Upon closing, an offer of about $12 million was reportedly leveled by Stephen Siegel of the Siegel Group, and several interested parties have since submitted Letters of Intent on the property, but no sale has been made. The club and its surrounding property, dubbed the Mansion, was long listed on Sotheby’s International Realty website for $18 million. Now, a property that cost $35 million to $50 million to build is being listed for an opening bid of $4 million at Auction.com and will be up for auction on that site from Oct. 8-10.

But the most important figure in the future of the Stirling Club is not known — the “reserve minimum sale price,” which is essentially the lowest bid the seller will accept in this auction to sign over the property. That figure is higher than $4 million, but the number is not disclosed to the public. As a spokesman for Auction.com said this month, “If that amount is not achieved, the seller is not compelled to sell the assets.”

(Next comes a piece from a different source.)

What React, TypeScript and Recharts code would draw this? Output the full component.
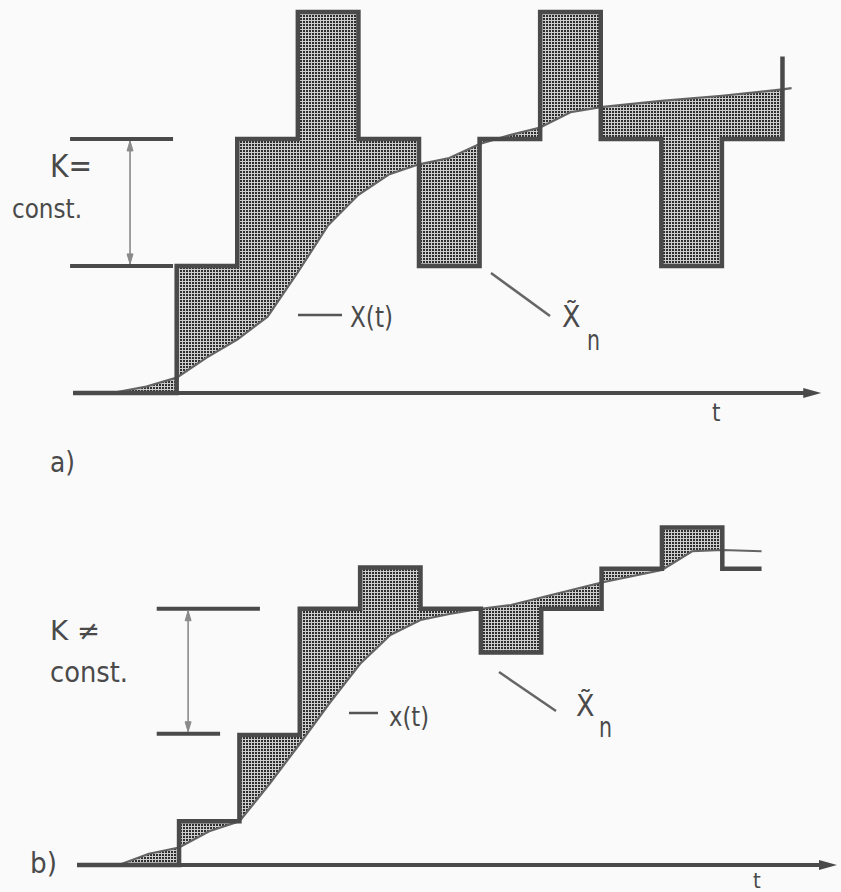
import { ComposedChart, Area, Line, XAxis, YAxis, ReferenceLine } from 'recharts';

// time runs in sampling instants (t = n), amplitudes in units of the step K

// a) K = const.
const stepTimesA = [1, 2, 3, 4, 5, 6, 7, 8, 9, 10, 11];
const levelsA = [1, 2, 3, 2, 1, 2, 3, 2, 1, 2, 2.65];
const curveTimesA = [-0.05, 0.5, 1, 1.5, 2, 2.5, 3, 3.5, 4, 4.5, 5, 5.5, 6, 6.5, 7, 7.5, 8, 9, 10, 11, 11.15];
const curveA = [0, 0.05, 0.12, 0.28, 0.42, 0.6, 0.95, 1.32, 1.56, 1.72, 1.8, 1.85, 1.96, 2.03, 2.09, 2.21, 2.25, 2.3, 2.34, 2.39, 2.4];

// b) K != const.
const stepTimesB = [1, 2, 3, 4, 5, 6, 7, 8, 9, 10];
const levelsB = [0.35, 1.04, 2.05, 2.38, 2.05, 1.7, 2.05, 2.37, 2.7, 2.37];
const curveTimesB = [0, 0.5, 1, 1.5, 2, 2.5, 3, 3.5, 4, 4.5, 5, 5.5, 6, 6.5, 7, 7.5, 8, 8.5, 9, 9.5, 10, 10.65];
const curveB = [0, 0.09, 0.14, 0.27, 0.35, 0.65, 0.97, 1.3, 1.61, 1.84, 1.96, 2.01, 2.05, 2.08, 2.14, 2.2, 2.26, 2.31, 2.36, 2.51, 2.52, 2.51];

const T_DOMAIN: [number, number] = [-1.9, 11.9];
const INK = '#4a4a4a';
const FONT = "'DejaVu Sans Condensed', 'DejaVu Sans', sans-serif";

const levelAt = (times: number[], levels: number[], t: number) => {
  let v = 0;
  times.forEach((s, i) => {
    if (t >= s) v = levels[i];
  });
  return v;
};

function stepRows(times: number[], levels: number[], start: number, end: number) {
  const rows = [{ t: start, v: 0 }];
  let prev = 0;
  times.forEach((s, i) => {
    rows.push({ t: s, v: prev });
    rows.push({ t: s, v: levels[i] });
    prev = levels[i];
  });
  if (end > times[times.length - 1]) rows.push({ t: end, v: prev });
  return rows;
}

// area between the held value x~n and x(t)
function bandRows(curveT: number[], curveV: number[], times: number[], levels: number[], shadeEnd: number) {
  const rows: { t: number; band: number[] }[] = [];
  curveT.forEach((t, i) => {
    if (t > shadeEnd) return;
    const x = curveV[i];
    const k = times.indexOf(t);
    if (k >= 0) {
      rows.push({ t, band: [k === 0 ? 0 : levels[k - 1], x] });
      if (t < shadeEnd) rows.push({ t, band: [levels[k], x] });
    } else {
      rows.push({ t, band: [levelAt(times, levels, t), x] });
    }
  });
  return rows;
}

const curveRows = (ts: number[], vs: number[]) => ts.map((t, i) => ({ t, v: vs[i] }));

const AxisArrow = (p: any) => (
  <g>
    <line x1={p.x1} y1={p.y1} x2={p.x2 - 12} y2={p.y2} stroke={INK} strokeWidth={4} />
    <polygon points={`${p.x2},${p.y2} ${p.x2 - 18},${p.y2 - 5} ${p.x2 - 18},${p.y2 + 5}`} fill={INK} />
  </g>
);

const DoubleArrow = (p: any) => {
  const top = Math.min(p.y1, p.y2);
  const bot = Math.max(p.y1, p.y2);
  return (
    <g stroke="#8a8a8a" fill="#8a8a8a">
      <line x1={p.x1} y1={top + 2} x2={p.x1} y2={bot - 2} strokeWidth={1.6} />
      <polygon points={`${p.x1},${top + 2} ${p.x1 - 3},${top + 12} ${p.x1 + 3},${top + 12}`} />
      <polygon points={`${p.x1},${bot - 2} ${p.x1 - 3},${bot - 12} ${p.x1 + 3},${bot - 12}`} />
    </g>
  );
};

interface PanelProps {
  id: string;
  top: number;
  height: number;
  left: number;
  right: number;
  yDomain: [number, number];
  steps: { t: number; v: number }[];
  curve: { t: number; v: number }[];
  band: { t: number; band: number[] }[];
  axis: [number, number];
  bracketTop: [number, number, number];
  bracketBottom: [number, number, number];
  arrowX: number;
}

function Panel(p: PanelProps) {
  return (
    <div style={{ position: 'absolute', left: 0, top: p.top }}>
      <ComposedChart width={841} height={p.height} margin={{ top: 0, right: p.right, bottom: 0, left: p.left }}>
        <defs>
          <pattern id={p.id} width={3} height={3} patternUnits="userSpaceOnUse">
            <rect width={3} height={3} fill="#cdcdcd" />
            <rect width={2} height={2} fill="#2e2e2e" />
          </pattern>
        </defs>
        <XAxis type="number" dataKey="t" domain={T_DOMAIN} hide allowDataOverflow />
        <YAxis type="number" domain={p.yDomain} hide allowDataOverflow />
        <Area
          data={p.band}
          dataKey="band"
          type="linear"
          stroke="none"
          fill={`url(#${p.id})`}
          fillOpacity={1}
          isAnimationActive={false}
        />
        <ReferenceLine segment={[{ x: p.axis[0], y: 0 }, { x: p.axis[1], y: 0 }]} shape={AxisArrow} />
        <Line
          data={p.curve}
          dataKey="v"
          type="linear"
          stroke="#646464"
          strokeWidth={2.2}
          dot={false}
          activeDot={false}
          isAnimationActive={false}
        />
        <Line
          data={p.steps}
          dataKey="v"
          type="linear"
          stroke={INK}
          strokeWidth={4.5}
          dot={false}
          activeDot={false}
          isAnimationActive={false}
        />
        <ReferenceLine
          segment={[{ x: p.bracketTop[0], y: p.bracketTop[2] }, { x: p.bracketTop[1], y: p.bracketTop[2] }]}
          stroke={INK}
          strokeWidth={4}
        />
        <ReferenceLine
          segment={[{ x: p.bracketBottom[0], y: p.bracketBottom[2] }, { x: p.bracketBottom[1], y: p.bracketBottom[2] }]}
          stroke={INK}
          strokeWidth={4}
        />
        <ReferenceLine
          segment={[{ x: p.arrowX, y: p.bracketTop[2] }, { x: p.arrowX, y: p.bracketBottom[2] }]}
          shape={DoubleArrow}
        />
      </ComposedChart>
    </div>
  );
}

const Txt = ({ x, y, size, w, children }: { x: number; y: number; size: number; w?: number; children: string }) => (
  <text
    x={x}
    y={y}
    fontSize={size}
    textLength={w}
    lengthAdjust={w ? 'spacingAndGlyphs' : undefined}
    fill="#4a4a4a"
    fontFamily={FONT}
  >
    {children}
  </text>
);

export default function App() {
  return (
    <div style={{ position: 'absolute', left: 0, top: 0, width: 841, height: 892, background: '#fafafa', overflow: 'hidden' }}>
      <Panel
        id="dotsA"
        top={0}
        height={431}
        left={1}
        right={4}
        yDomain={[-0.3, 3.094]}
        steps={stepRows(stepTimesA, levelsA, -0.71, 11)}
        curve={curveRows(curveTimesA, curveA)}
        band={bandRows(curveTimesA, curveA, stepTimesA, levelsA, 11)}
        axis={[-0.71, 11.64]}
        bracketTop={[-0.76, 0.94, 2]}
        bracketBottom={[-0.76, 0.94, 1]}
        arrowX={0.23}
      />
      <Panel
        id="dotsB"
        top={440}
        height={452}
        left={4}
        right={4}
        yDomain={[-0.216, 3.4]}
        steps={stepRows(stepTimesB, levelsB, -0.69, 10.65)}
        curve={curveRows(curveTimesB, curveB)}
        band={bandRows(curveTimesB, curveB, stepTimesB, levelsB, 10)}
        axis={[-0.69, 11.9]}
        bracketTop={[0.63, 2.34, 2.05]}
        bracketBottom={[0.63, 1.68, 1.05]}
        arrowX={1.15}
      />
      <svg width={841} height={892} style={{ position: 'absolute', left: 0, top: 0, pointerEvents: 'none' }}>
        {/* a) */}
        <Txt x={50} y={177} size={32} w={42}>K=</Txt>
        <Txt x={12} y={218} size={27} w={70}>const.</Txt>
        <line x1={298} y1={315} x2={342} y2={315} stroke="#555" strokeWidth={2.5} />
        <Txt x={350} y={327} size={29} w={43}>X(t)</Txt>
        <line x1={491} y1={273} x2={550} y2={316} stroke="#666" strokeWidth={2.5} />
        <Txt x={562} y={327} size={30}>{'X\u0303'}</Txt>
        <Txt x={587} y={350} size={29} w={13}>n</Txt>
        <Txt x={712} y={421} size={24}>t</Txt>
        <Txt x={50} y={472} size={28} w={25}>a)</Txt>
        {/* b) */}
        <Txt x={50} y={640} size={27} w={50}>K ≠</Txt>
        <Txt x={50} y={682} size={28} w={78}>const.</Txt>
        <line x1={349} y1={713} x2={378} y2={713} stroke="#555" strokeWidth={2.5} />
        <Txt x={389} y={726} size={27} w={40}>x(t)</Txt>
        <line x1={499} y1={672} x2={556} y2={711} stroke="#666" strokeWidth={2.5} />
        <Txt x={576} y={716} size={30}>{'X\u0303'}</Txt>
        <Txt x={599} y={737} size={29} w={13}>n</Txt>
        <Txt x={753} y={888} size={22}>t</Txt>
        <Txt x={30} y={873} size={28} w={27}>b)</Txt>
      </svg>
    </div>
  );
}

The Stirling Club/Mansion listing is being managed by Cushman & Wakefield of Las Vegas. Turnberry Associates are reportedly interested in selling to someone who will restore the Stirling Club and its 3.3-acre parcel to an operational health and recreation center and entertainment enclave. Significant issues — including the sorting out of homeowners’ membership fees, parking and access to the site, and a full-scale refreshing of a property that has been latent for more than a year — will need to be sorted out before that can happen.